The company booked 12.9 million loans (up 20 per cent Y-o-Y but down 7 per cent Q-o-Q). AUM growth was healthy except in auto financing (winding down captive business, down 60 per cent Y-o-Y) and MSME (up only 6 per cent Y-o-Y, up 1 per cent Q-o-Q). Among loan segments, gold was up 115 per cent Y-o-Y (26 per cent Q-o-Q). MFI (up 75 per cent Y-o-Y and 14 per cent Q-o-Q) and commercial vehicles (CV) and tractors (up 136 per cent Y-o-Y and up 21 per cent Q-o-Q) were both up on smaller bases.
Credit performance improved with credit cost falling by 128 bps Q-o-Q. The captive 2W/3W business contributed more than expected to gross non-performing assets (GNPA) and credit cost. Management guided for credit costs to trend down to 1.45–1.6 per cent (net of recoveries) for FY27 from 2.1 per cent in FY26.

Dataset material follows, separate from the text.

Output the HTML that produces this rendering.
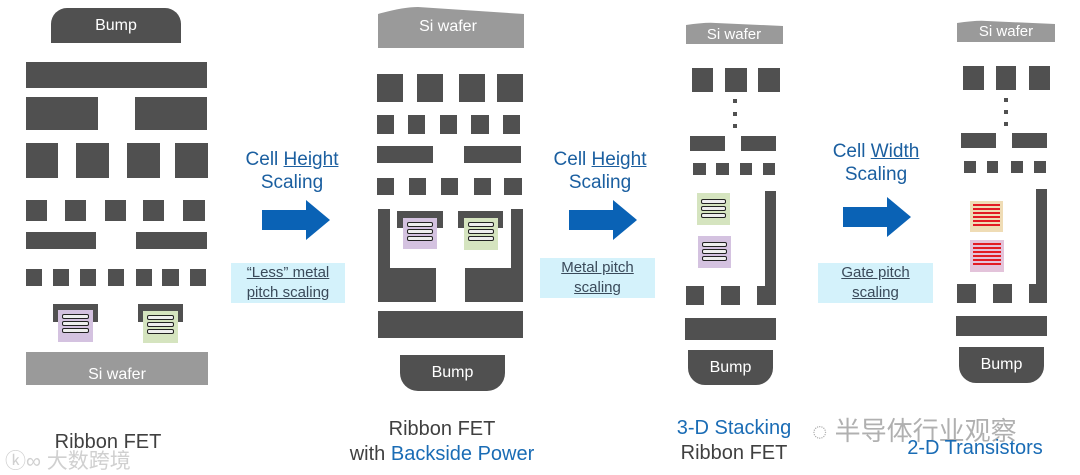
<!DOCTYPE html>
<html><head><meta charset="utf-8"><style>
body{margin:0;width:1080px;height:475px;background:#fff;position:relative;overflow:hidden;font-family:"Liberation Sans","Noto Sans CJK SC",sans-serif}
.d{position:absolute;background:#505050}
.w{position:absolute;background:#9a9a9a;color:#fff;text-align:center;font-size:16px}
.t{position:absolute;text-align:center;white-space:nowrap}
.lbl{color:#1b5fa0;font-size:19px;line-height:23px}
.box{position:absolute;background:#d4f2fb;color:#3a4a5a;font-size:15px;line-height:20px;text-align:center;text-decoration:underline}
.arr{position:absolute}
.chip{position:absolute;padding-top:4px;box-sizing:border-box}
.chip i{display:block;height:3px;border:1.5px solid #222;border-radius:2px;margin:0 4px 2px 4px;background:#eee}
.cap{position:absolute;background:#505050}
.bump{position:absolute;background:#505050;color:#fff;text-align:center;font-size:16px}
.cap2{position:absolute;font-size:20px;color:#404040;text-align:center;white-space:nowrap;line-height:25px}
.blue{color:#1a6cb5}
.red{position:absolute;padding:3px 3px}
.red i{display:block;height:2px;background:#e21b23;margin-bottom:2px}
</style></head><body>

<!-- Panel 1 -->
<div class="bump" style="left:51px;top:8px;width:130px;height:35px;border-radius:16px 16px 0 0;line-height:35px">Bump</div>
<div class="d" style="left:26px;top:62px;width:181px;height:26px"></div>
<div class="d" style="left:26px;top:97px;width:72px;height:33px"></div>
<div class="d" style="left:135px;top:97px;width:72px;height:33px"></div>
<div class="d" style="left:26px;top:143px;width:32px;height:35px"></div>
<div class="d" style="left:76px;top:143px;width:33px;height:35px"></div>
<div class="d" style="left:127px;top:143px;width:33px;height:35px"></div>
<div class="d" style="left:175px;top:143px;width:33px;height:35px"></div>
<div class="d" style="left:26px;top:200px;width:21px;height:21px"></div>
<div class="d" style="left:65px;top:200px;width:21px;height:21px"></div>
<div class="d" style="left:105px;top:200px;width:21px;height:21px"></div>
<div class="d" style="left:143px;top:200px;width:21px;height:21px"></div>
<div class="d" style="left:183px;top:200px;width:22px;height:21px"></div>
<div class="d" style="left:26px;top:232px;width:70px;height:17px"></div>
<div class="d" style="left:136px;top:232px;width:71px;height:17px"></div>
<div class="d" style="left:26px;top:269px;width:16px;height:17px"></div>
<div class="d" style="left:53px;top:269px;width:16px;height:17px"></div>
<div class="d" style="left:80px;top:269px;width:16px;height:17px"></div>
<div class="d" style="left:108px;top:269px;width:16px;height:17px"></div>
<div class="d" style="left:136px;top:269px;width:16px;height:17px"></div>
<div class="d" style="left:162px;top:269px;width:17px;height:17px"></div>
<div class="d" style="left:190px;top:269px;width:16px;height:17px"></div>
<div class="cap" style="left:53px;top:304px;width:45px;height:18px"></div>
<div class="chip" style="left:58px;top:310px;width:35px;height:32px;background:#d4c2e0"><i></i><i></i><i></i></div>
<div class="cap" style="left:138px;top:304px;width:45px;height:18px"></div>
<div class="chip" style="left:143px;top:311px;width:35px;height:32px;background:#d5e4bf"><i></i><i></i><i></i></div>
<div class="w" style="left:26px;top:352px;width:182px;height:33px;line-height:46px">Si wafer</div>
<div class="cap2" style="left:8px;top:430px;width:200px">Ribbon FET</div>
<div class="t" style="left:5px;top:445px;font-size:21px;color:#d0d0d0">ⓚ∞ 大数跨境</div>

<!-- Arrow 1 -->
<div class="t lbl" style="left:232px;top:148px;width:120px"><span>Cell <u>Height</u></span><br>Scaling</div>
<svg class="arr" style="left:262px;top:200px" width="70" height="41"><polygon points="0,10 44,10 44,0 68,20 44,40 44,30 0,30" fill="#0a62b5"/></svg>
<div class="box" style="left:231px;top:263px;width:114px;height:40px">“Less” metal<br>pitch scaling</div>

<!-- Panel 2 -->
<svg style="position:absolute;left:378px;top:7px" width="146" height="42"><path d="M0,7 Q25,0 40,0 L146,7 L146,41 L0,41 Z" fill="#9a9a9a"/><text x="70" y="24" fill="#fff" font-size="16" text-anchor="middle" font-family="Liberation Sans,sans-serif">Si wafer</text></svg>
<div class="d" style="left:377px;top:74px;width:26px;height:28px"></div>
<div class="d" style="left:417px;top:74px;width:26px;height:28px"></div>
<div class="d" style="left:459px;top:74px;width:26px;height:28px"></div>
<div class="d" style="left:497px;top:74px;width:26px;height:28px"></div>
<div class="d" style="left:377px;top:115px;width:17px;height:19px"></div>
<div class="d" style="left:408px;top:115px;width:17px;height:19px"></div>
<div class="d" style="left:440px;top:115px;width:17px;height:19px"></div>
<div class="d" style="left:471px;top:115px;width:18px;height:19px"></div>
<div class="d" style="left:503px;top:115px;width:17px;height:19px"></div>
<div class="d" style="left:377px;top:146px;width:56px;height:17px"></div>
<div class="d" style="left:464px;top:146px;width:57px;height:17px"></div>
<div class="d" style="left:377px;top:178px;width:17px;height:17px"></div>
<div class="d" style="left:409px;top:178px;width:17px;height:17px"></div>
<div class="d" style="left:441px;top:178px;width:17px;height:17px"></div>
<div class="d" style="left:474px;top:178px;width:17px;height:17px"></div>
<div class="d" style="left:504px;top:178px;width:18px;height:17px"></div>
<div class="d" style="left:378px;top:209px;width:12px;height:93px"></div>
<div class="d" style="left:378px;top:268px;width:58px;height:34px"></div>
<div class="d" style="left:511px;top:209px;width:12px;height:93px"></div>
<div class="d" style="left:465px;top:268px;width:58px;height:34px"></div>
<div class="cap" style="left:397px;top:211px;width:46px;height:17px"></div>
<div class="chip" style="left:403px;top:218px;width:34px;height:31px;background:#d4c2e0"><i></i><i></i><i></i></div>
<div class="cap" style="left:458px;top:211px;width:45px;height:17px"></div>
<div class="chip" style="left:464px;top:218px;width:34px;height:32px;background:#d5e4bf"><i></i><i></i><i></i></div>
<div class="d" style="left:378px;top:311px;width:145px;height:27px"></div>
<div class="bump" style="left:400px;top:355px;width:105px;height:36px;border-radius:0 0 18px 18px;line-height:36px">Bump</div>
<div class="cap2" style="left:342px;top:417px;width:200px">Ribbon FET<br>with <span class="blue">Backside Power</span></div>

<!-- Arrow 2 -->
<div class="t lbl" style="left:540px;top:148px;width:120px"><span>Cell <u>Height</u></span><br>Scaling</div>
<svg class="arr" style="left:569px;top:200px" width="70" height="41"><polygon points="0,10 44,10 44,0 68,20 44,40 44,30 0,30" fill="#0a62b5"/></svg>
<div class="box" style="left:540px;top:258px;width:115px;height:40px">Metal pitch<br>scaling</div>

<!-- Panel 3 -->
<svg style="position:absolute;left:686px;top:22px" width="97" height="22"><path d="M0,3 Q20,0 30,1 L97,4 L97,22 L0,22 Z" fill="#9a9a9a"/><text x="48" y="17" fill="#fff" font-size="15" text-anchor="middle" font-family="Liberation Sans,sans-serif">Si wafer</text></svg>
<div class="d" style="left:692px;top:68px;width:21px;height:24px"></div>
<div class="d" style="left:725px;top:68px;width:22px;height:24px"></div>
<div class="d" style="left:758px;top:68px;width:22px;height:24px"></div>
<div class="d" style="left:733px;top:99px;width:4px;height:4px"></div>
<div class="d" style="left:733px;top:112px;width:4px;height:4px"></div>
<div class="d" style="left:733px;top:124px;width:4px;height:4px"></div>
<div class="d" style="left:690px;top:136px;width:35px;height:15px"></div>
<div class="d" style="left:741px;top:136px;width:35px;height:15px"></div>
<div class="d" style="left:693px;top:163px;width:13px;height:12px"></div>
<div class="d" style="left:716px;top:163px;width:13px;height:12px"></div>
<div class="d" style="left:740px;top:163px;width:12px;height:12px"></div>
<div class="d" style="left:763px;top:163px;width:12px;height:12px"></div>
<div class="d" style="left:765px;top:191px;width:11px;height:114px"></div>
<div class="chip" style="left:697px;top:193px;width:33px;height:32px;background:#d5e4bf;padding-top:6px"><i></i><i></i><i></i></div>
<div class="chip" style="left:698px;top:236px;width:33px;height:32px;background:#d4c2e0;padding-top:6px"><i></i><i></i><i></i></div>
<div class="d" style="left:686px;top:286px;width:18px;height:19px"></div>
<div class="d" style="left:721px;top:286px;width:19px;height:19px"></div>
<div class="d" style="left:757px;top:286px;width:19px;height:19px"></div>
<div class="d" style="left:685px;top:318px;width:91px;height:22px"></div>
<div class="bump" style="left:688px;top:350px;width:85px;height:35px;border-radius:0 0 17px 17px;line-height:35px">Bump</div>
<div class="cap2" style="left:634px;top:416px;width:200px"><span class="blue">3-D Stacking</span><br>Ribbon FET</div>

<!-- Arrow 3 -->
<div class="t lbl" style="left:816px;top:140px;width:120px"><span>Cell <u>Width</u></span><br>Scaling</div>
<svg class="arr" style="left:843px;top:197px" width="70" height="41"><polygon points="0,10 44,10 44,0 68,20 44,40 44,30 0,30" fill="#0a62b5"/></svg>
<div class="box" style="left:818px;top:263px;width:115px;height:40px">Gate pitch<br>scaling</div>

<!-- Panel 4 -->
<svg style="position:absolute;left:957px;top:20px" width="98" height="22"><path d="M0,3 Q20,0 30,1 L98,4 L98,22 L0,22 Z" fill="#9a9a9a"/><text x="49" y="16" fill="#fff" font-size="15" text-anchor="middle" font-family="Liberation Sans,sans-serif">Si wafer</text></svg>
<div class="d" style="left:963px;top:66px;width:21px;height:24px"></div>
<div class="d" style="left:996px;top:66px;width:20px;height:24px"></div>
<div class="d" style="left:1029px;top:66px;width:21px;height:24px"></div>
<div class="d" style="left:1004px;top:98px;width:4px;height:4px"></div>
<div class="d" style="left:1004px;top:110px;width:4px;height:4px"></div>
<div class="d" style="left:1004px;top:122px;width:4px;height:4px"></div>
<div class="d" style="left:961px;top:133px;width:35px;height:15px"></div>
<div class="d" style="left:1012px;top:133px;width:35px;height:15px"></div>
<div class="d" style="left:964px;top:161px;width:12px;height:12px"></div>
<div class="d" style="left:987px;top:161px;width:11px;height:12px"></div>
<div class="d" style="left:1011px;top:161px;width:12px;height:12px"></div>
<div class="d" style="left:1034px;top:161px;width:12px;height:12px"></div>
<div class="d" style="left:1036px;top:189px;width:11px;height:114px"></div>
<div class="red" style="left:970px;top:201px;width:27px;height:25px;background:#efdcb5"><i></i><i></i><i></i><i></i><i></i><i></i></div>
<div class="red" style="left:970px;top:240px;width:28px;height:26px;background:#e3c3da"><i></i><i></i><i></i><i></i><i></i><i></i></div>
<div class="d" style="left:957px;top:284px;width:19px;height:19px"></div>
<div class="d" style="left:993px;top:284px;width:19px;height:19px"></div>
<div class="d" style="left:1029px;top:284px;width:18px;height:19px"></div>
<div class="d" style="left:956px;top:316px;width:91px;height:20px"></div>
<div class="bump" style="left:959px;top:347px;width:85px;height:36px;border-radius:0 0 17px 17px;line-height:36px">Bump</div>
<div class="t" style="left:812px;top:411px;font-size:26px;color:#b0b0b0">◌ 半导体行业观察</div>
<div class="cap2" style="left:875px;top:436px;width:200px"><span class="blue">2-D Transistors</span></div>
</body></html>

Asset quality improvement may be supported by the winding down of the captive vehicle finance book and MSME normalisation. Further reduction in credit costs are contingent on easing of geopolitical risks. The management highlighted that ECL (expected credit loss) provisioning is driven by a bottom-up, quarterly assessment. BAF has strengthened its provision coverage ratio (PCR) across stage 1 and stage 2, and it may be willing to shore up provisioning further against potential stresses.
BAF’s AUM growth was moderated by conscious pruning of captive two-wheeler financing (expected to wind down to ₹1,500 crore by FY27) and MSME (growth down to 6 per cent vs historical levels of over 20 per cent). Management confidence of double-digit growth in MSME within six months could be a booster. AUM growth is driven by newer segments like CV, tractors, and gold, which contributed to 3.5 per cent of AUM growth in FY26 and is expected to scale further. The gold portfolio is being supported by doubling the distribution network for gold loans and may contribute 5 per cent of the portfolio mix vs 3.5 per cent currently.
BAF will gain 25 bps market share improvement for every ₹1 trillion AUM accretion, given that it is growing at almost 2x of the industry growth rate. The guidance is to add 15–17 million customers during FY27.
The combination of higher growth, better asset quality, and lower credit costs are all reasons why analyst consensus is bullish. The strategic clarity in winding down captive assets and the confident guidance are other positive factors. One key risk is the geopolitical situation.
According to Bloomberg, 22 of the 32 analysts polled post Q4 results are positive, while six are bearish and four are neutral on the stock, which has gained over 2 per cent to ₹939.70 post results. Their average one-year target price is ₹1,052.17.